It Takes Raindrops to Fill a Lake: A 50-year Retrospective of Abbotsford Community Services
By Walter Paetkau
“The story of Abbotsford Community Services is a story of building community. It is a story of people working together to enrich the lives and destiny of citizens of all ages, all abilities, all genders, all income levels, all races, all faiths, and all political persuasions.”
About Walter Paetkau
Walter Paetkau received his teaching degree from the University of Alberta. After a few years in classrooms, he enrolled as a student at the Mennonite Biblical Seminary in Elkhart, Indiana. During his second year he was accepted as an exchange student at the Interdenominational Theological Center, an African American seminary in Atlanta, Georgia. It was there that he was influenced by the civil rights movement which led to his growing interest in peace, justice and social service issues.
Walter moved to British Columbia and worked for the BC Mennonite Conference and the Mennonite Central Committee, developing service projects. He was one of the founders of Matsqui-Sumas-Abbotsford Community Services in 1967; the constitution was drafted in 1968, and the Society was registered in 1969.
Mr. Paetkau served the organization in the role of Executive Director of Abbotsford Community Services from 1969 – 2000.
About the History of ACS
Abbotsford Community Services began during an era of activism, new beginnings, and social service development. Local citizens came together to talk about setting up services the community needed.
In 1968, a constitution was approved and ACS became a registered society. Modest service projects evolved, and in the early 1970s, federal and provincial support unlocked funding that ensured sustainability of the agency. This led to rapid evolution as a significant multi-service agency in both the community and the province. Today, we’re known as Archway Community Services and over 400 staff members help the community with more than 90 programs across Abbotsford, Mission, Langley and Chilliwack.
About the Book Project
Archway Community Services (formerly known as Abbotsford Community Services) is proud to announce the telling of our story, from our 1969 origins through five decades of cooperation, volunteerism, community response and service.
The book, spearheaded by ACS founding member Walter Paetkau, recounts how our organization has developed into one of the most diverse service agencies of its kind in Canada.
It tells the story of the early years, development, and growth of services through the decades and includes stories of success and cautionary tales for future generations, based on our experiences.
The book draws from archives, interviews with former and current staff, volunteers, and people in the local community.
A Brief Insight Into the Book
I once heard a story of a teenage daughter asking her mother, “Why does it take so long for our life to improve?” Life in Mumbai, India was difficult especially for a girl. The mother attempted to explain their plight and then concluded, “It takes raindrops to fill a lake.”

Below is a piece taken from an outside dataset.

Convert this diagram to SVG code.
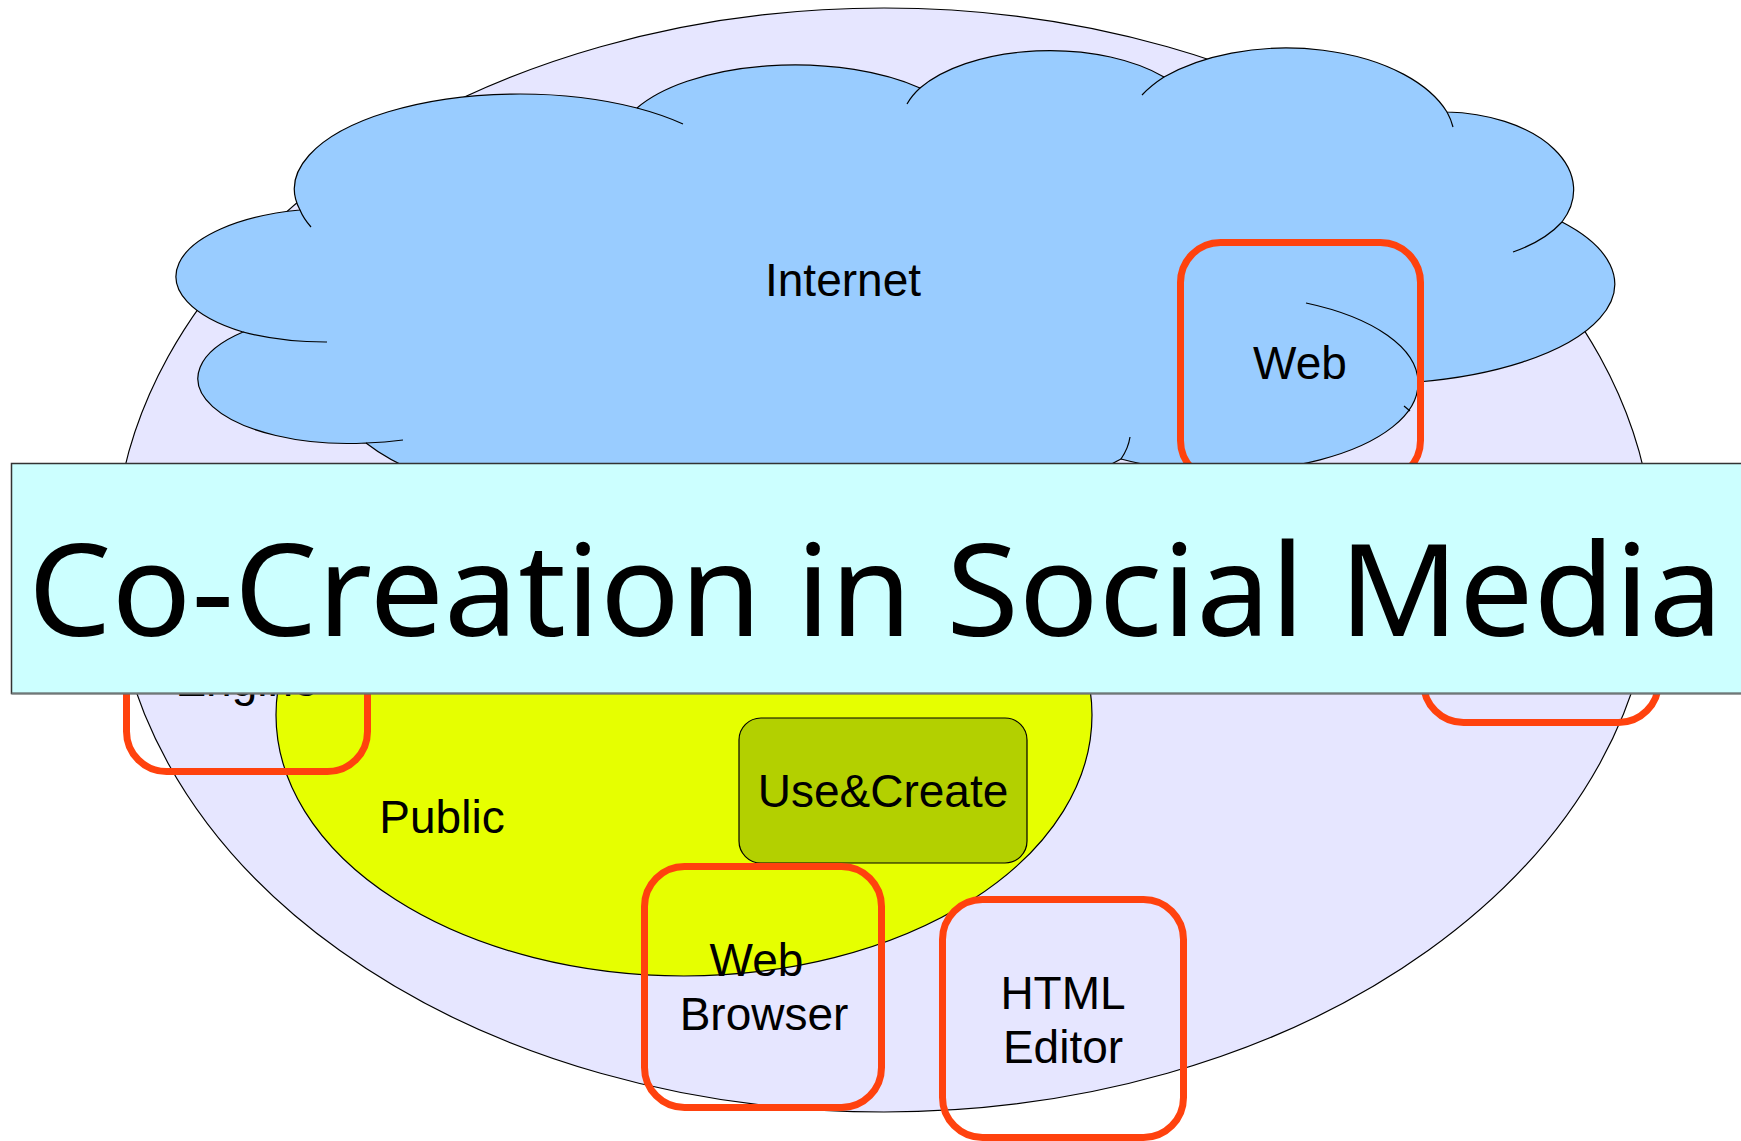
<svg xmlns="http://www.w3.org/2000/svg" width="1741" height="1141" viewBox="0 0 1741 1141">
  <style>
    .lbl { font-family: "Liberation Sans", Arial, sans-serif; font-size: 46px; fill: #000; text-anchor: middle; }
    .thin { stroke: #000; stroke-width: 1.2; }
    .inner { fill: none; stroke: #000; stroke-width: 1.2; }
    .redbox { fill: none; stroke: #FF420E; stroke-width: 7; }
    .title { font-family: "Noto Sans", "Open Sans", sans-serif; font-size: 128px; fill: #000; }
  </style>
  <rect width="1741" height="1141" fill="#FFFFFF"/>

  <g id="social-media-sphere">
    <ellipse cx="884" cy="560" rx="770" ry="552" fill="#E6E6FF" class="thin"/>
  </g>

  <g id="public">
    <ellipse cx="684" cy="715" rx="408" ry="261" fill="#E6FF00" class="thin"/>
    <text class="lbl" x="442" y="833">Public</text>
  </g>

  <g id="internet-cloud">
    <path fill="#99CCFF" class="thin" d="M243,332 A158,68 0 0 1 300,210 A225,95 0 0 1 637,108 A178,80 0 0 1 920,88 A150,75 0 0 1 1164,77 A170,95 0 0 1 1447,112 A132,78 0 0 1 1562,222 A245,100 0 0 1 1418,382 A196,88 0 0 1 1121,459 A420,133 0 0 1 366,443 A150,65 0 0 1 243,332 Z"/>
    <path class="inner" d="M300,210 A225,95 0 0 0 311,227"/>
    <path class="inner" d="M243,332 A158,68 0 0 0 327,342"/>
    <path class="inner" d="M366,443 A166,65 0 0 0 403,440"/>
    <path class="inner" d="M637,108 A225,95 0 0 1 683,124"/>
    <path class="inner" d="M920,88 A150,75 0 0 0 907,104"/>
    <path class="inner" d="M1164,77 A170,95 0 0 0 1142,95"/>
    <path class="inner" d="M1447,112 A170,95 0 0 1 1453,127"/>
    <path class="inner" d="M1562,222 A132,78 0 0 1 1513,252"/>
    <path class="inner" d="M1418,382 A196,88 0 0 0 1306,303"/>
    <path class="inner" d="M1121,459 A420,133 0 0 0 1130,437"/>
    <path class="inner" d="M1404,406 L1410,411"/>
    <text class="lbl" x="843" y="296">Internet</text>
  </g>

  <g id="use-create">
    <rect x="739" y="718" width="288" height="145" rx="22" ry="22" fill="#B3D000" class="thin"/>
    <text class="lbl" x="883" y="807">Use&amp;Create</text>
  </g>

  <g id="web">
    <rect class="redbox" x="1180.5" y="242.5" width="240" height="238" rx="40" ry="40"/>
    <text class="lbl" x="1300" y="379">Web</text>
  </g>

  <g id="search-engine">
    <rect class="redbox" x="126.5" y="533.5" width="241" height="238" rx="40" ry="40"/>
    <text class="lbl" x="247" y="696">Engine</text>
  </g>

  <g id="right-tool">
    <rect class="redbox" x="1423.5" y="484.5" width="235" height="238" rx="40" ry="40"/>
  </g>

  <g id="web-browser">
    <rect class="redbox" x="644.5" y="866.5" width="237" height="241" rx="40" ry="40"/>
    <text class="lbl" x="756.5" y="976">Web</text>
    <text class="lbl" x="764" y="1030">Browser</text>
  </g>

  <g id="html-editor">
    <rect class="redbox" x="942.5" y="899.5" width="241" height="238" rx="40" ry="40"/>
    <text class="lbl" x="1063" y="1009">HTML</text>
    <text class="lbl" x="1063" y="1063">Editor</text>
  </g>

  <g id="connectors"></g>

  <g id="title-banner">
    <rect x="11.5" y="463.5" width="1740" height="230" fill="#CCFFFF" stroke="#333333" stroke-width="1.5"/>
    <line x1="11.5" y1="693.5" x2="1741" y2="693.5" stroke="#707878" stroke-width="2"/>
    <text class="title" x="28" y="636" textLength="1695" lengthAdjust="spacingAndGlyphs">Co-Creation in Social Media</text>
  </g>
</svg>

I was moved by that insight because it was so translatable to my own community. One by one, we began our services in the 1960s. One by one, we grew with the community and its needs.
This book, “It Takes Raindrops to Fill a Lake” explores that journey.
From the Foreword
“This book records the history of creating a facility to provide services to people within a local community. In following this history, one sees its role of social architect, developing needed social infrastructure to build a strong and vibrant community.”
From the Introduction
“There I was in 1969, a young reporter climbing a long flight of stairs to the floor above James Fraser TV, to write a story about a guy who was putting together a program to help the less fortunate among us. Who would have thought, back then, that virtually 50 years later I’d once again be writing about what has become one of Abbotsford’s greatest success stories – Community Services. It has gone from a fledgling service provider to, even in its early years, an example for all other help organizations to follow.”